Don't let anyone tell you that the decision by WLUC-TV and Fox in Marquette last week to designate themselves as the official Green Bay Packers stations doesn't mean anything.

I know of several thousand Detroit Lions fans in the Upper Peninsula who are less than happy about the decision.

Now, it should be pointed out the stations intend to broadcast at least 13 Lions games this season. That's the good news.

But for older Detroit fans, this is the latest tweaking of their noses when it comes to televising the Packers first.

You have to remember that between 1960 and 1990, WLUC -- then a CBS affiliate -- broadcast the Packers games exclusively.

The Lions were seen only when they played the Packers. Some frustrated Detroit fans actually began driving to Marquette County and renting a room so they could watch their team on a Sault Ste. Marie station that was rightfully carrying Lions games.

Detroit fans were subject to something I've always referred to as the "Tony Canadeo Curse."

Canadeo, a former Green Bay quarterback, was one of the announcers doing Packers games in those days. Ray Scott was the other.

I won't say that Canadeo was a "homer," but he would have made Ken "Hawk" Harrelson of the Chicago White Sox look objective. And I believe that Harrelson is the most blatant and annoying biased announcer going today.

When the Lions handed the Packers their lunch in the famous 1962 Thanksgiving Day massacre, Canadeo was almost in tears. He refused to give the Lions any credit, forgetting that quarterback Bart Starr was sacked 12 times by a swarming defense.

Scott was at least, a sort of impartial announcer. His description of Green Bay touchdowns "Starr, Dowler, touchdown" got old after awhile. But he was not nearly as annoying as his color man.

You must also take into consideration that the Lions of the 1960s were a more than a respectable team that likely would have won a couple of NFL titles if Vince Lombardi hadn't been around to work his magic.

Detroit players like Alex Karras, Joe Schmidt, Lem Barney and Dick "Night Train" Lane all have been inducted into the Hall of Fame.

Both teams sucked swamp water during the 1970s and 1980s, so it wasn't a big issue if Detroit games were televised or not.

But the arrival of Barry Sanders in 1989 and satelite TV signaled a change in TV viewing.

The abolishment of antennas (also known as analog) a couple of years ago did eliminate a small percentage of viewers of WLUC.

But the continuing advancement of programing like the NFL package and the NFL Network opened up nearly every game available.

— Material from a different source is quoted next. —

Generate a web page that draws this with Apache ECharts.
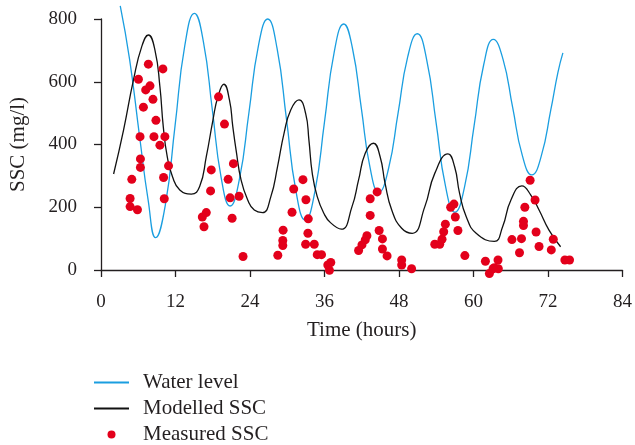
<!DOCTYPE html>
<html>
<head>
<meta charset="utf-8">
<script src="https://cdn.jsdelivr.net/npm/echarts@6/dist/echarts.min.js"></script>
<style>
  html, body { margin: 0; padding: 0; background: #fff; }
  #chart { width: 635px; height: 445px; }
</style>
</head>
<body>
<div id="chart"></div>
<script>
// Time axis ticks (hours) and SSC axis ticks (mg/l)
const timeTicks = [0, 12, 24, 36, 48, 60, 72, 84];
const sscTicks = [0, 200, 400, 600, 800];

// Water level trace, [time (h), value on the SSC scale]
const waterLevel = [
  [3.1, 842], [4.6, 672], [6.2, 428], [7.6, 222], [8.8, 103],
  [10.36, 207], [11.93, 460], [13.49, 714], [15.05, 818],
  [16.49, 728], [17.93, 511], [19.36, 294], [20.8, 204],
  [22.31, 291], [23.83, 502], [25.34, 713], [26.85, 800],
  [28.36, 706], [29.88, 480], [31.39, 253], [32.9, 159],
  [34.45, 250], [36.0, 472], [37.55, 693], [39.1, 784],
  [40.51, 706], [41.93, 516], [43.34, 326], [44.75, 248],
  [46.3, 322], [47.85, 500], [49.4, 679], [50.95, 753],
  [52.46, 670], [53.98, 469], [55.49, 267], [57.0, 184],
  [58.55, 264], [60.1, 460], [61.65, 655], [63.2, 735],
  [64.75, 672], [66.3, 519], [67.85, 366], [69.4, 303],
  [70.9, 362], [72.45, 510], [73.6, 630], [74.4, 692]
];

// Modelled SSC, [time (h), mg/l]
const modelledSSC = [
  [2.03, 306], [3.63, 446], [5.23, 606], [6.56, 712], [7.63, 749],
  [8.69, 701], [9.49, 584], [10.03, 457], [10.67, 361], [11.52, 297],
  [12.69, 255], [14.56, 242], [15.89, 266], [16.96, 361], [18.03, 478],
  [18.83, 552], [19.79, 592], [20.69, 542], [21.23, 457], [21.76, 382],
  [22.56, 287], [23.63, 223], [24.69, 191], [26.03, 183], [27.36, 234],
  [28.43, 329], [29.49, 436], [30.56, 510], [31.89, 542], [32.96, 499],
  [33.49, 414], [34.03, 308], [34.83, 234], [35.89, 181], [36.96, 151],
  [38.72, 130], [40.43, 202], [41.49, 287], [42.56, 372], [43.89, 404],
  [44.96, 361], [45.76, 276], [46.83, 191], [48.43, 133], [50.13, 117],
  [52.16, 202], [53.76, 308], [55.89, 370], [56.96, 329], [57.76, 244],
  [58.83, 170], [60.43, 117], [63.36, 91], [64.69, 138], [66.03, 223],
  [67.79, 268], [69.23, 239], [70.56, 191], [72.16, 127], [74.03, 74]
];

// Measured SSC samples, [time (h), mg/l]
const measuredSSC = [
  [7.63, 656], [9.97, 641], [6.03, 608], [7.89, 587], [7.2, 574],
  [8.37, 544], [6.83, 519], [8.85, 477], [6.29, 425], [8.53, 425],
  [10.29, 425], [9.49, 398], [6.35, 354], [6.35, 327], [10.88, 332],
  [10.08, 295], [4.96, 289], [4.69, 228], [10.19, 227], [4.69, 202],
  [5.87, 192],
  [17.76, 319], [17.65, 252], [16.96, 183], [16.32, 169], [16.59, 138],
  [18.93, 552], [19.89, 465], [21.33, 339], [20.48, 289], [20.8, 230],
  [22.24, 235], [21.12, 165], [22.88, 43],
  [28.48, 47], [29.33, 127], [29.28, 94], [29.28, 78], [30.77, 184],
  [31.04, 258], [32.53, 288], [33.01, 224], [33.39, 163], [33.33, 117],
  [32.96, 82], [34.35, 82], [34.83, 49], [35.52, 49], [36.53, 16],
  [36.8, -1], [37.01, 24],
  [43.36, 227], [44.48, 249], [43.36, 174], [44.8, 126], [45.33, 99],
  [45.33, 67], [46.08, 45], [42.83, 109], [42.56, 96], [42.03, 80],
  [41.49, 62],
  [48.43, 32], [48.43, 16], [50.03, 4],
  [53.76, 82], [54.56, 82], [54.93, 98], [55.2, 122], [55.47, 146],
  [56.32, 200], [56.85, 210], [57.07, 169], [57.49, 126], [58.61, 46],
  [61.92, 28], [63.95, 32], [63.36, 7], [64.0, 4], [62.56, -11], [63.15, 4],
  [66.19, 97], [67.41, 55], [67.73, 100], [68.05, 142], [68.05, 155],
  [68.27, 200], [69.12, 286], [69.92, 223], [70.08, 121], [70.56, 75],
  [72.53, 64], [72.85, 98], [74.72, 32], [75.47, 32]
];

const seriesNames = ['Water level', 'Modelled SSC', 'Measured SSC'];

const FONT = 'Liberation Serif';
const INK = '#231f20';
const BLUE = '#1a9ee0';
const RED = '#e3001b';
const TICK_FONT = 19;
const TITLE_FONT = 21;

// line-only legend keys: hide the marker that sits on the short line
const hiddenMarker = { color: 'rgba(0,0,0,0)', borderWidth: 0, opacity: 0 };

const chart = echarts.init(document.getElementById('chart'), null, { renderer: 'canvas' });

chart.setOption({
  animation: false,
  backgroundColor: '#ffffff',
  textStyle: { fontFamily: FONT, color: INK },
  grid: { left: 99, right: 11, top: 19, bottom: 175, containLabel: false },
  legend: {
    orient: 'vertical',
    left: 93,
    top: 372,
    height: 120,
    padding: 0,
    itemWidth: 35,
    itemHeight: 8,
    itemGap: 5,
    data: [
      { name: seriesNames[0], itemStyle: hiddenMarker },
      { name: seriesNames[1], itemStyle: hiddenMarker },
      { name: seriesNames[2], icon: 'circle' }
    ],
    textStyle: {
      fontFamily: FONT, fontSize: TITLE_FONT, color: INK,
      lineHeight: 19, padding: [0, 0, 0, 9]
    }
  },
  xAxis: {
    type: 'value',
    min: timeTicks[0],
    max: timeTicks[timeTicks.length - 1],
    interval: timeTicks[1] - timeTicks[0],
    offset: 10,
    name: 'Time (hours)',
    nameLocation: 'middle',
    nameGap: 40,
    nameTextStyle: { fontFamily: FONT, fontSize: TITLE_FONT, color: INK },
    axisLine: { lineStyle: { color: INK, width: 1.3 } },
    axisTick: { inside: false, length: 7, lineStyle: { color: INK, width: 1.3 } },
    axisLabel: { fontFamily: FONT, fontSize: TICK_FONT, color: INK, margin: 13 },
    splitLine: { show: false }
  },
  yAxis: {
    type: 'value',
    min: sscTicks[0],
    max: sscTicks[sscTicks.length - 1],
    interval: sscTicks[1] - sscTicks[0],
    offset: 7,
    name: 'SSC (mg/l)',
    nameLocation: 'middle',
    nameGap: 65,
    nameTextStyle: { fontFamily: FONT, fontSize: TITLE_FONT, color: INK },
    axisLine: { show: true, lineStyle: { color: INK, width: 1.3 } },
    axisTick: { show: true, inside: false, length: 7, lineStyle: { color: INK, width: 1.3 } },
    axisLabel: { fontFamily: FONT, fontSize: TICK_FONT, color: INK, margin: 17 },
    splitLine: { show: false }
  },
  series: [
    {
      name: seriesNames[0],
      type: 'line',
      data: waterLevel,
      smooth: 0.5,
      symbol: 'none',
      clip: false,
      lineStyle: { color: BLUE, width: 1.3 },
      itemStyle: { color: BLUE },
      z: 2
    },
    {
      name: seriesNames[1],
      type: 'line',
      data: modelledSSC,
      smooth: 0.5,
      symbol: 'none',
      clip: false,
      lineStyle: { color: '#111111', width: 1.3 },
      itemStyle: { color: '#111111' },
      z: 3
    },
    {
      name: seriesNames[2],
      type: 'scatter',
      data: measuredSSC,
      symbol: 'circle',
      symbolSize: 9,
      clip: false,
      itemStyle: { color: RED, opacity: 1 },
      z: 4
    }
  ]
});
</script>
</body>
</html>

But viewers on the Charter Cable network are now being told that three Detroit games will be unavailable to them this season.

WLUC's reasoning is that Green Bay fans outnumber Detroit fans by a 3-to-1 margin in the U.P.

I'd say that number is closer to 60-40, but still in favor of the Pack. But if the Lions are as good as I think they will be this year (and keep their players out of jail), the Marquette stations could come to rue their decision.

Particularly, if one of those missed late season Detroit games decides a conference title or a playoff spot.